Je nach Hersteller kann beim Drehflügelpropeller die Steigung unterschiedlich für die Vorwärts- und die Rückwärtsfahrt eingestellt werden. Das wirkt sich nicht nur auf den Wirkungsgrad, sondern vor allem auch auf den Radeffekt aus.
Diese Daten brauchen die Hersteller, um den optimalen Propeller für die Yacht zu finden
Unabhängig davon, ob ein Festpropeller, ein Faltpropeller oder ein Drehflügelpropeller gekauft werden soll, benötigen die Hersteller Daten über die Yacht, um die optimale Steigung, den passenden Durchmesser und die empfohlene Anzahl der Flügel zu berechnen. In der Regel werden folgende Daten benötigt:
- Die Länge der Yacht in der Wasserlinie
- Das ungefähre Gewicht der Yacht im beladenen Zustand
- Die Motorleistung in Kilowatt (KW) oder die Angabe von PS
- Die maximale Drehzahl oder die Nenndrehzahl des Motors
- Die Untersetzung des Getriebes
Tipp: Üblicherweise sind die technischen Daten der Yacht für die Berechnung im Internationalen Bootsschein, einem Messbrief, der Bedienungsanleitung des Motors und/oder auf dem Typenschild des Getriebes zu finden. Es kann jedoch vorkommen, dass unterschiedliche technische Ausführungen angegeben sind. Zum Beispiel zeigt das folgende Foto zwei verschiedene Übersetzungsverhältnisse. Es wird daher empfohlen, die Typenschilder zu fotografieren und die Bilder bei einer Anfrage mitzuschicken.
Für kleinere Yachten ist die Propellerberechnung standardisiert und kann mit den oben genannten Daten relativ schnell durch einen Fachbetrieb durchgeführt werden.
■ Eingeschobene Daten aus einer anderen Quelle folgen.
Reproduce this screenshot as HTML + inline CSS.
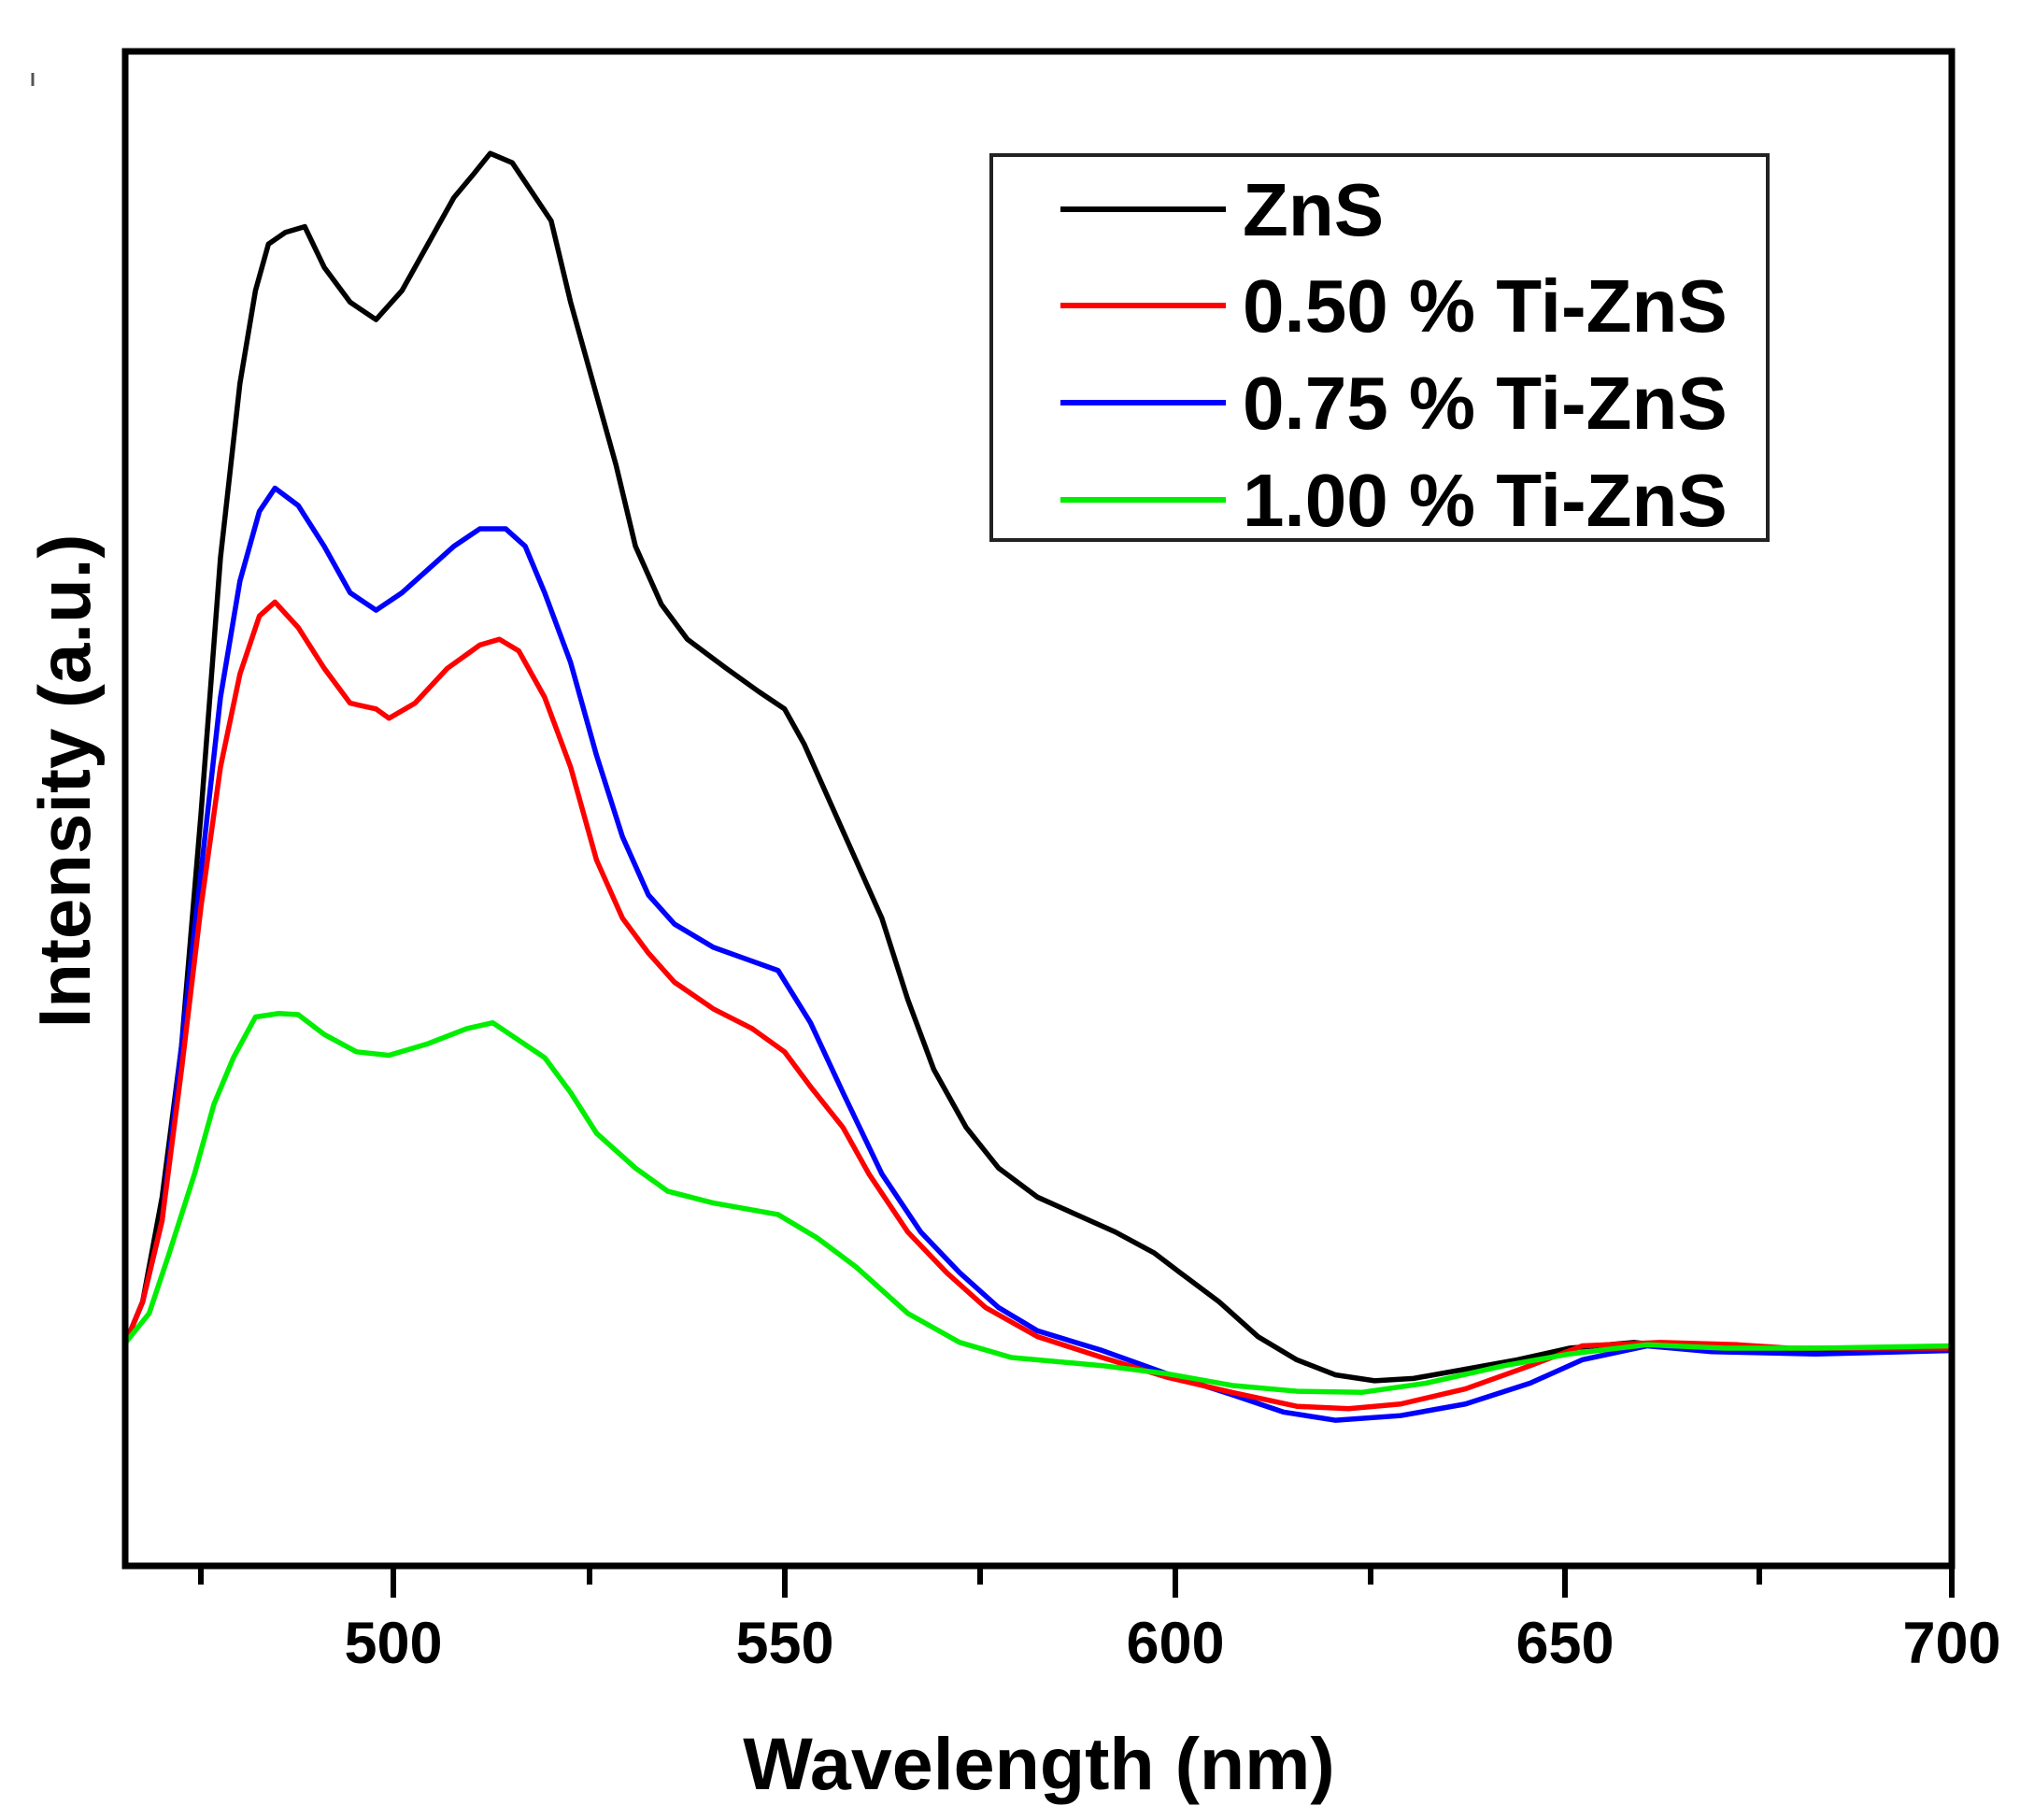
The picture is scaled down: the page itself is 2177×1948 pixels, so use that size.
<!DOCTYPE html>
<html><head><meta charset="utf-8"><style>html,body{margin:0;padding:0;background:#fff}svg{display:block}</style></head><body>
<svg width="2177" height="1948" viewBox="0 0 2177 1948" xmlns="http://www.w3.org/2000/svg" font-family="Liberation Sans, sans-serif" font-weight="bold">
<rect width="2177" height="1948" fill="#fff"/>
<g transform="scale(1.388,1.244)" fill="none" stroke-width="5.5" stroke-linejoin="round" stroke-linecap="round">
<polyline vector-effect="non-scaling-stroke" stroke="#000" points="97,1155 110,1120 125,1030 140,900 155,700 170,480 185,330 197,250 207,210 220,200 235,195 250,230 270,260 290,275 310,250 330,210 350,170 365,150 378,132 395,140 410,165 425,190 440,260 460,340 475,400 490,470 510,520 530,550 560,575 585,595 605,610 620,640 640,690 660,740 680,790 700,860 720,920 745,970 770,1005 800,1030 830,1045 860,1060 890,1078 910,1095 940,1120 970,1150 1000,1170 1030,1183 1060,1188 1090,1186 1130,1178 1170,1170 1210,1160 1260,1155 1320,1162 1380,1163 1440,1162 1505,1160"/>
<polyline vector-effect="non-scaling-stroke" stroke="#0000ff" points="97,1155 110,1120 125,1050 140,900 155,750 170,600 185,500 200,440 212,420 230,435 250,470 270,510 290,525 310,510 330,490 350,470 370,455 390,455 405,470 420,510 440,570 460,650 480,720 500,770 520,795 550,815 575,825 600,835 625,880 650,940 680,1010 710,1060 740,1095 770,1125 800,1145 850,1162 900,1182 950,1200 990,1215 1030,1222 1080,1218 1130,1208 1180,1190 1220,1170 1270,1158 1320,1163 1400,1165 1505,1162"/>
<polyline vector-effect="non-scaling-stroke" stroke="#ff0000" points="97,1155 110,1120 125,1050 140,920 155,780 170,660 185,580 200,530 212,518 230,540 250,575 270,605 290,610 300,618 320,605 345,575 370,555 385,550 400,560 420,600 440,660 460,740 480,790 500,820 520,845 550,868 580,885 605,905 625,935 650,970 670,1010 700,1060 730,1095 760,1125 800,1150 850,1168 900,1185 950,1198 1000,1210 1040,1212 1080,1208 1130,1195 1180,1175 1220,1158 1280,1155 1340,1157 1380,1160 1505,1160"/>
<polyline vector-effect="non-scaling-stroke" stroke="#00ee00" points="97,1155 115,1130 130,1080 150,1010 165,950 180,910 197,875 215,872 230,873 250,890 275,905 300,908 330,898 360,885 380,880 400,895 420,910 440,940 460,975 490,1005 515,1025 550,1035 600,1045 630,1065 660,1090 700,1130 740,1155 780,1168 850,1175 900,1182 950,1192 1000,1197 1050,1198 1100,1190 1160,1175 1210,1165 1270,1157 1330,1160 1400,1160 1505,1158"/>
</g>
<rect x="134" y="55" width="1955" height="1621" fill="none" stroke="#000" stroke-width="7"/>
<g stroke="#000" stroke-width="6">
<line x1="421" y1="1676" x2="421" y2="1710"/><line x1="840" y1="1676" x2="840" y2="1710"/><line x1="1258" y1="1676" x2="1258" y2="1710"/><line x1="1675" y1="1676" x2="1675" y2="1710"/><line x1="2089" y1="1676" x2="2089" y2="1710"/>
<line x1="215" y1="1676" x2="215" y2="1696"/><line x1="631" y1="1676" x2="631" y2="1696"/><line x1="1049" y1="1676" x2="1049" y2="1696"/><line x1="1467" y1="1676" x2="1467" y2="1696"/><line x1="1883" y1="1676" x2="1883" y2="1696"/>
</g>
<g font-size="63" text-anchor="middle">
<text x="421" y="1780">500</text><text x="840" y="1780">550</text><text x="1258" y="1780">600</text><text x="1675" y="1780">650</text><text x="2089" y="1780">700</text>
</g>
<text x="1112" y="1915" font-size="79" text-anchor="middle">Wavelength (nm)</text>
<text transform="translate(96,836) rotate(-90)" font-size="78" text-anchor="middle">Intensity (a.u.)</text>
<rect x="1061" y="166" width="831" height="412" fill="#fff" stroke="#222" stroke-width="4"/>
<g stroke-width="6">
<line x1="1135" y1="224" x2="1312" y2="224" stroke="#000"/>
<line x1="1135" y1="327" x2="1312" y2="327" stroke="#ff0000"/>
<line x1="1135" y1="431" x2="1312" y2="431" stroke="#0000ff"/>
<line x1="1135" y1="535" x2="1312" y2="535" stroke="#00ee00"/>
</g>
<g font-size="80">
<text x="1330" y="252">ZnS</text>
<text x="1330" y="355">0.50 % Ti-ZnS</text>
<text x="1330" y="459">0.75 % Ti-ZnS</text>
<text x="1330" y="563">1.00 % Ti-ZnS</text>
</g>
<line x1="35" y1="78" x2="35" y2="92" stroke="#555" stroke-width="3"/>
</svg>
</body></html>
Bei größeren Yachten oder bei Schiffen mit individuellen Anforderungen ist eine längere Planungszeit einzurechnen.
Fazit
Der Propeller ist ein wesentlicher Bestandteil des Antriebs einer Yacht. Daher ist es wichtig, dass er zur Yacht sowie zum Motor und zum Getriebe passt. Nur so kann er effizient und komfortabel eingesetzt werden. Für Fahrten- oder Blauwassersegler, die auch mal längere Strecken unter Motor zurücklegen, ist der übliche Anspruch, dass der Propeller ruhig läuft. Beim Manövrieren soll der Propeller sofort und kräftig „zupacken“. Beim Segeln wiederum soll er nicht bremsen.
Mit anderen Worten: Bei der Auswahl des Propellers ist es ratsam, nicht blauäugig an die Sache heranzugehen und sich von einem renommierten Hersteller ausführlich beraten zu lassen. Durch die Wahl des richtigen Propellers lassen sich die Sicherheit beim Manövrieren und der Komfort beim Motoren optimal gestalten.